PhysicalResourceId.of(`enable-securityhub-${accountRef}-${region}`)

where accountRef is a name, like logArchiveAccount and region is an aws region, like ap-southeast-2.

I can see this reflected in my template,

\"physicalResourceId\":{\"id\":\"enable-securityhub-logArchiveAccount-ap-southeast-2\"}

However on running, it fails:

Received response status [FAILED] from custom resource. Message returned: 1 validation error detected: Value '1698971270736-2023/11/03/[$LATEST]1e198b3052ef4f629f9ee7f1c42750' at 'roleSessionName' failed to satisfy constraint: Member must satisfy regular expression pattern: [\w+=,.@-]*

I am confused where the "2023/11/03/[$LATEST]1e198b3052ef4f629f9ee7f1c42750" is coming from, as this is not a physical resource I have assigned.

This doesn't happen with any of the other custom resources I have, but none of those have the assumedRoleArn parameter set.

barticus commented 1 year ago

Ah, well mystery solved for where that resource ID is coming from, I had missed the first error where the call was failing in the CREATE trigger, and so when DELETE is called to cleanup, it has this generated ID.

pergardebrink commented 11 months ago

Hit this again in another scenario, and I am still meaning that this is a bug and not a misunderstanding (maybe I was unclear explaining the case).

This example here shows exactly what I want to do: https://github.com/aws-samples/aws-iam-permissions-guardrails/blob/7e96a3ccb2858f28cd4b4fd5dbb50cba96be66ba/iam_permissions_guardrails/constructs/service_control_policies/scp_policy_resource.py#L46C60-L46C60 when it passes the arn from the oncreate down to onupdate and ondelete (as it's the physicalresourceid it represent.

The only difference to what I am trying to do is that the AwsSdk call have the AssumedRoleArn property set in my case. This causes the bug when the PhysicalResourceId is an Arn it contains invalid characters for the RoleSessionName.

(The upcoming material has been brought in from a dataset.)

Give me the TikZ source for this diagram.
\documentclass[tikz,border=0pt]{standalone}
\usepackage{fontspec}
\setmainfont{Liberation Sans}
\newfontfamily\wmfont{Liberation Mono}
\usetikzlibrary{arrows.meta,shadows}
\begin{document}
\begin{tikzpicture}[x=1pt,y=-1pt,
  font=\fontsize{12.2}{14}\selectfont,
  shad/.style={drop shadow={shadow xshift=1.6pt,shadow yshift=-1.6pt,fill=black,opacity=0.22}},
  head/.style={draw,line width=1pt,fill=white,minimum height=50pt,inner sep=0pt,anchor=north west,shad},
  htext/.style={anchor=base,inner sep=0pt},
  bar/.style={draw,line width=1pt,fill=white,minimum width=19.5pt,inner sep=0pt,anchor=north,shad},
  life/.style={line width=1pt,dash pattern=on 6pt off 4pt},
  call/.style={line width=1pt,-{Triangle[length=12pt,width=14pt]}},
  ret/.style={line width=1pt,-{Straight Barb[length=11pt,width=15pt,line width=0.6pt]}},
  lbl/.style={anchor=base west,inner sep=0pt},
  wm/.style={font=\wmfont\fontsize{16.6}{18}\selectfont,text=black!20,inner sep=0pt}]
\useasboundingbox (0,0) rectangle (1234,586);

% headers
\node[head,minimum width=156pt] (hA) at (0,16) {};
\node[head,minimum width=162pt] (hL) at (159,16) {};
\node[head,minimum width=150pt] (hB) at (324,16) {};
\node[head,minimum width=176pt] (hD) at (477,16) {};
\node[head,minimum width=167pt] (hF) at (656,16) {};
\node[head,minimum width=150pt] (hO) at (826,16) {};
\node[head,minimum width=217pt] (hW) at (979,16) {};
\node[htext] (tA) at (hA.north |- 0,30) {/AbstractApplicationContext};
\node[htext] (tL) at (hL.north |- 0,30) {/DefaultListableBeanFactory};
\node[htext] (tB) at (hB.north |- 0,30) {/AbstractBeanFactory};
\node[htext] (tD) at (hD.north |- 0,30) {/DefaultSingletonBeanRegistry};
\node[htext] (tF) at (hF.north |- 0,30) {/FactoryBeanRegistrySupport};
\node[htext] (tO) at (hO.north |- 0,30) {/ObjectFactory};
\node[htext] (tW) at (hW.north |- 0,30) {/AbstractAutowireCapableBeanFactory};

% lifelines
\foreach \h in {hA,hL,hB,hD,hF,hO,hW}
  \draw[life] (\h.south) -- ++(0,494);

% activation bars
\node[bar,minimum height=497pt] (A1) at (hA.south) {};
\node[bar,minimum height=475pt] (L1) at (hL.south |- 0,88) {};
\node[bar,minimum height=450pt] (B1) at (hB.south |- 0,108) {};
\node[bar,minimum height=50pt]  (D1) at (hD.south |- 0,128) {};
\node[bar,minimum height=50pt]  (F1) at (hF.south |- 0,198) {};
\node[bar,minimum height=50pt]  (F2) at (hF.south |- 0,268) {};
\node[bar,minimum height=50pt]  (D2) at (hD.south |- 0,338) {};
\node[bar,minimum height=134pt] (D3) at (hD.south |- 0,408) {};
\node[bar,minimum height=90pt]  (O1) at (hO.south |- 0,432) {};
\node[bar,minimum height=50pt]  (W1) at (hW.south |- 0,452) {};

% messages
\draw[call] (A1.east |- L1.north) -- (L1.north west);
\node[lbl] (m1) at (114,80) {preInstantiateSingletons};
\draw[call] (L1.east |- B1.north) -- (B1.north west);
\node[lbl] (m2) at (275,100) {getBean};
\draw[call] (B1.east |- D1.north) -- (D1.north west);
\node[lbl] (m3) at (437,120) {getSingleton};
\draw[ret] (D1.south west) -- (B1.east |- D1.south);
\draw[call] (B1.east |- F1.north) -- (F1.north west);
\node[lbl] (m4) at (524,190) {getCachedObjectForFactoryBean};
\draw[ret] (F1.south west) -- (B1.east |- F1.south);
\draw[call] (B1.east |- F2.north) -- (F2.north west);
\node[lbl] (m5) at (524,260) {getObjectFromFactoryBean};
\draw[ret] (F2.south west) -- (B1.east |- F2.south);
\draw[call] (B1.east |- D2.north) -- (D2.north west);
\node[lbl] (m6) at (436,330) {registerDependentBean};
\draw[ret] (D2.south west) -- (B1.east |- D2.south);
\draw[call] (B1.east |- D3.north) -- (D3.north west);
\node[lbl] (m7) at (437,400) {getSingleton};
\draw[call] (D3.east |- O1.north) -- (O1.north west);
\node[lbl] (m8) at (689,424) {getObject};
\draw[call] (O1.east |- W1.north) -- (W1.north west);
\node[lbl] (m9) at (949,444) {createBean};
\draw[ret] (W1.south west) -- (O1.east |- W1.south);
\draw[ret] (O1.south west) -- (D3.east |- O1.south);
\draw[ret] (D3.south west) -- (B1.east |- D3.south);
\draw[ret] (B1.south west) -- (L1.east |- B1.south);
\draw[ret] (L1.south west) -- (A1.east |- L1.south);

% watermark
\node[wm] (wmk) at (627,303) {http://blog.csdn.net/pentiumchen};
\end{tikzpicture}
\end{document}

I can create a PR to fix this according to my suggestion here: https://github.com/aws/aws-cdk/issues/23260#issuecomment-1340687084

philljie commented 9 months ago

+1 . Ran into the same issue when trying to delete an cross-account OAM Link

     const createLinkCall: AwsSdkCall = {
      service: 'OAM',
      action: 'createLink',
      parameters: {
        LabelTemplate: '$AccountEmailNoDomain',
        SinkIdentifier: props.sinkArn,
        ResourceTypes: [
          'AWS::CloudWatch::Metric',
          'AWS::Logs::LogGroup',
          'AWS::XRay::Trace',
          'AWS::ApplicationInsights::Application',
        ],
      },
      physicalResourceId: PhysicalResourceId.fromResponse('Arn'),
      region: props.region,
      assumedRoleArn: props.assumedRoleArn,
    };

    const deleteLinkCall: AwsSdkCall = {
      service: 'OAM',
      action: 'deleteLink',
      parameters: {
        Identifier: new PhysicalResourceIdReference(),
      },
      region: props.region,
      assumedRoleArn: props.assumedRoleArn,
    };

It is definitely a bug as @pergardebrink pointed out. The roleSessionName should not make any assumption in the physicialResourceId format. It is very typical that the PhysicalResourceId is an ARN.